A Operação Voucher desencadeada pela Polícia Federal no Ministério do Turismo fez mais do que trazer à tona outro escândalo escabroso, desta vez com gravações que ensinam a roubar sem deixar vestígios e quase quatro dezenas de presos. Foi exemplar para ilustrar a balbúrdia que se instalou no país.
Ainda que se condene a pirotecnia da ação, a PF cumpriu o seu dever. Pena que só o fez depois de não o fazer nos ministérios dos Transportes e da Agricultura. Pior: quando fez o que tinha de ser feito foi repreendida. Formalmente, pelo uso ilegal de algemas, mas, de fato, por agir sem informar previamente à presidente da República.
Fala-se com impressionante naturalidade do quão “surpreendida” ficou a presidente Dilma. Que ela quer “enquadrar” a PF, que ficou irritada, deu bronca no ministro da Justiça. O jornal O Estado de S. Paulo chegou a publicar – também sem qualquer juízo ou crítica, como se normal fosse – que tudo era diferente para o ex. Com um código de letras, o então diretor-geral da PF, Paulo Lacerda, descumpria a lei, mas avisava as operações a Lula.
O Código Lacerda é emblemático. Mostra com precisão como Lula entendia – e possivelmente ainda entende – o Estado. Na sua cartilha, as instituições existem para servir ao governo, seus integrantes, companheiros e aliados, não ao país e ao seu povo.
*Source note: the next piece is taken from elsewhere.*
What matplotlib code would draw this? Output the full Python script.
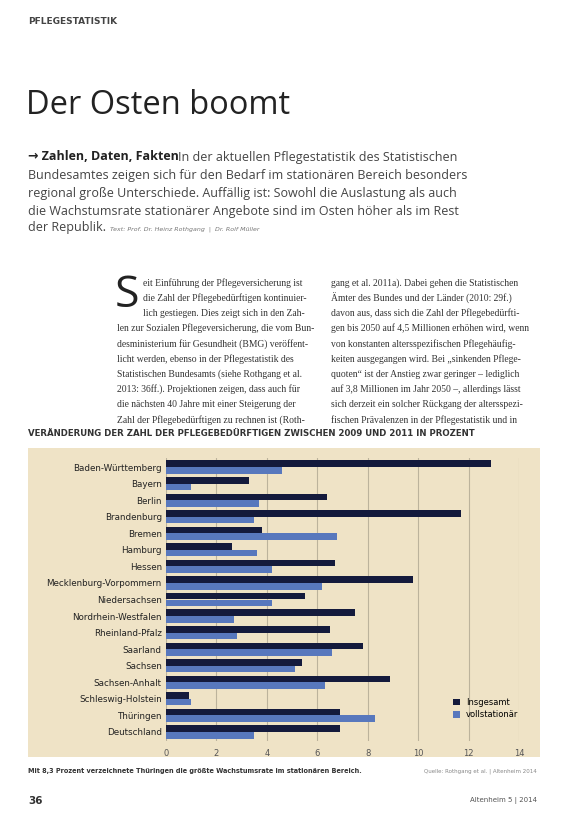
import matplotlib
matplotlib.use("Agg")
import matplotlib.pyplot as plt
from matplotlib.patches import Rectangle
import numpy as np

laender = ["Baden-Württemberg", "Bayern", "Berlin", "Brandenburg", "Bremen", "Hamburg",
           "Hessen", "Mecklenburg-Vorpommern", "Niedersachsen", "Nordrhein-Westfalen",
           "Rheinland-Pfalz", "Saarland", "Sachsen", "Sachsen-Anhalt", "Schleswig-Holstein",
           "Thüringen", "Deutschland"]
insgesamt = [12.9, 3.3, 6.4, 11.7, 3.8, 2.6, 6.7, 9.8, 5.5, 7.5, 6.5, 7.8, 5.4, 8.9, 0.9, 6.9, 6.9]
vollstationaer = [4.6, 1.0, 3.7, 3.5, 6.8, 3.6, 4.2, 6.2, 4.2, 2.7, 2.8, 6.6, 5.1, 6.3, 1.0, 8.3, 3.5]
xticks = [0, 2, 4, 6, 8, 10, 12, 14]

W, H = 565, 816
fig = plt.figure(figsize=(W/100, H/100), dpi=100)
fig.patch.set_facecolor("white")

def fy(p): return 1 - p/H
def fx(p): return p/W

OS = ["Open Sans", "DejaVu Sans"]
fig.text(fx(28), fy(22), "PFLEGESTATISTIK", fontsize=6.5, fontweight="bold", color="#444", va="center", family="DejaVu Sans")
fig.text(fx(26), fy(106), "Der Osten boomt", fontsize=23.5, color="#222", va="center", family=OS)

fig.text(fx(28), fy(157), "→ Zahlen, Daten, Fakten", fontsize=9.0, fontweight="bold", color="#222", va="center", family=OS)
fig.text(fx(178), fy(157), "In der aktuellen Pflegestatistik des Statistischen", fontsize=9.0, color="#444", va="center", family=OS)
lines = ["Bundesamtes zeigen sich für den Bedarf im stationären Bereich besonders",
         "regional große Unterschiede. Auffällig ist: Sowohl die Auslastung als auch",
         "die Wachstumsrate stationärer Angebote sind im Osten höher als im Rest"]
for i, l in enumerate(lines):
    fig.text(fx(28), fy(175 + 18*i), l, fontsize=9.0, color="#444", va="center", family=OS)
fig.text(fx(28), fy(228), "der Republik.", fontsize=9.0, color="#444", va="center", family=OS)
fig.text(fx(110), fy(229), "Text: Prof. Dr. Heinz Rothgang  |  Dr. Rolf Müller", fontsize=4.5, style="italic", color="#777", va="center")

# body columns
fig.text(fx(115), fy(296), "S", fontsize=32, color="#222", va="center", family=OS)
col1 = ["eit Einführung der Pflegeversicherung ist",
        "die Zahl der Pflegebedürftigen kontinuier-",
        "lich gestiegen. Dies zeigt sich in den Zah-",
        "len zur Sozialen Pflegeversicherung, die vom Bun-",
        "desministerium für Gesundheit (BMG) veröffent-",
        "licht werden, ebenso in der Pflegestatistik des",
        "Statistischen Bundesamts (siehe Rothgang et al.",
        "2013: 36ff.). Projektionen zeigen, dass auch für",
        "die nächsten 40 Jahre mit einer Steigerung der",
        "Zahl der Pflegebedürftigen zu rechnen ist (Roth-"]
col2 = ["gang et al. 2011a). Dabei gehen die Statistischen",
        "Ämter des Bundes und der Länder (2010: 29f.)",
        "davon aus, dass sich die Zahl der Pflegebedürfti-",
        "gen bis 2050 auf 4,5 Millionen erhöhen wird, wenn",
        "von konstanten altersspezifischen Pflegehäufig-",
        "keiten ausgegangen wird. Bei „sinkenden Pflege-",
        "quoten“ ist der Anstieg zwar geringer – lediglich",
        "auf 3,8 Millionen im Jahr 2050 –, allerdings lässt",
        "sich derzeit ein solcher Rückgang der altersspezi-",
        "fischen Prävalenzen in der Pflegestatistik und in"]
for i, l in enumerate(col1):
    x = 143 if i < 3 else 117
    fig.text(fx(x), fy(283 + 15.2*i), l, fontsize=6.9, color="#333", va="center", family="Liberation Serif")
for i, l in enumerate(col2):
    fig.text(fx(331), fy(283 + 15.2*i), l, fontsize=6.9, color="#333", va="center", family="Liberation Serif")

fig.text(fx(28), fy(433), "VERÄNDERUNG DER ZAHL DER PFLEGEBEDÜRFTIGEN ZWISCHEN 2009 UND 2011 IN PROZENT",
         fontsize=6.2, fontweight="bold", color="#333", va="center", family="DejaVu Sans")

# beige panel
fig.patches.append(Rectangle((fx(28), fy(757)), fx(540-28), (757-448)/H, transform=fig.transFigure,
                             facecolor="#efe3c6", edgecolor="none", zorder=-5))

ax = fig.add_axes([fx(166), fy(741), fx(519-166), (741-458)/H])
ax.set_zorder(2)
ax.set_facecolor("none")
y = np.arange(len(laender))
h = 0.4
ax.barh(y - h/2, insgesamt, height=h, color="#141a3c", label="Insgesamt", zorder=3)
ax.barh(y + h/2, vollstationaer, height=h, color="#5878bd", label="vollstationär", zorder=3)
ax.set_ylim(len(laender) - 0.45, -0.55)
ax.set_xlim(0, 14)
ax.set_xticks(xticks)
ax.set_xticklabels([str(t) for t in xticks], fontsize=6, color="#555")
ax.set_yticks(y)
ax.set_yticklabels(laender, fontsize=6.3, color="#222")
ax.tick_params(length=0, pad=3)
ax.tick_params(axis="x", pad=6)
ax.grid(axis="x", color="#bcb39c", linewidth=0.8, zorder=0)
for s in ax.spines.values():
    s.set_visible(False)
ax.legend(loc="lower right", bbox_to_anchor=(1.02, 0.05), frameon=False, fontsize=6,
          handlelength=0.8, handleheight=0.8, labelspacing=0.4)

fig.text(fx(28), fy(771), "Mit 8,3 Prozent verzeichnete Thüringen die größte Wachstumsrate im stationären Bereich.",
         fontsize=4.7, fontweight="bold", color="#333", va="center")
fig.text(fx(537), fy(771), "Quelle: Rothgang et al. | Altenheim 2014", fontsize=4, color="#888", va="center", ha="right")
fig.text(fx(28), fy(801), "36", fontsize=7.5, fontweight="bold", color="#333", va="center")
fig.text(fx(537), fy(801), "Altenheim 5 | 2014", fontsize=5, color="#555", va="center", ha="right")

fig.savefig("out.png", dpi=100, facecolor="white")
Por vontade, esperteza ou má-fé, promoveu-se a confusão geral. Misturou-se Estado e governo, o público e o privado, os cofres da nação com os dos partidos políticos, além de alguns bolsos privilegiados. Admitiu-se a impunidade como regra, incentivando a pilhagem do dinheiro do contribuinte. Deu-se corda, destreza e requinte à corrupção, ácido que corrói ainda mais as instituições.
Tudo tido como usual. Coisa que todo mundo sempre fez, faz e fará. Daí não causar espanto o desencaixe absoluto das engrenagens.
Ninguém nem mesmo reclama mais do toma lá dá cá no Congresso Nacional, onde o que importa para a maioria são cargos, privilégios e outros favores que o governo oferece. Tampouco se exige algo da oposição, há tempos acuada, com um ou outro expoente que, como andorinha solo, não consegue fazer verão.
O Supremo cobre a ineficácia legislativa, mas tarda e falha nas suas tarefas. E o Executivo gasta mais e pior para acomodar amigos, companheiros, protegidos de aliados e descontentes perigosos.
Por sua vez, a presidente Dilma, mesmo sendo a principal figura do governo anterior, colhe aplausos por não compactuar com a roubalheira, como se o inverso fosse admissível.
E louva-se a sanidade do ministro da Justiça, José Eduardo Cardozo, assertivo ao defender o Estado de Direito. Estranho seria o contrário. Pelo menos enquanto o país for uma República e não um hospício.
Este artigo foi originalmente publicado no Blog do Noblat, em 14/8/2011.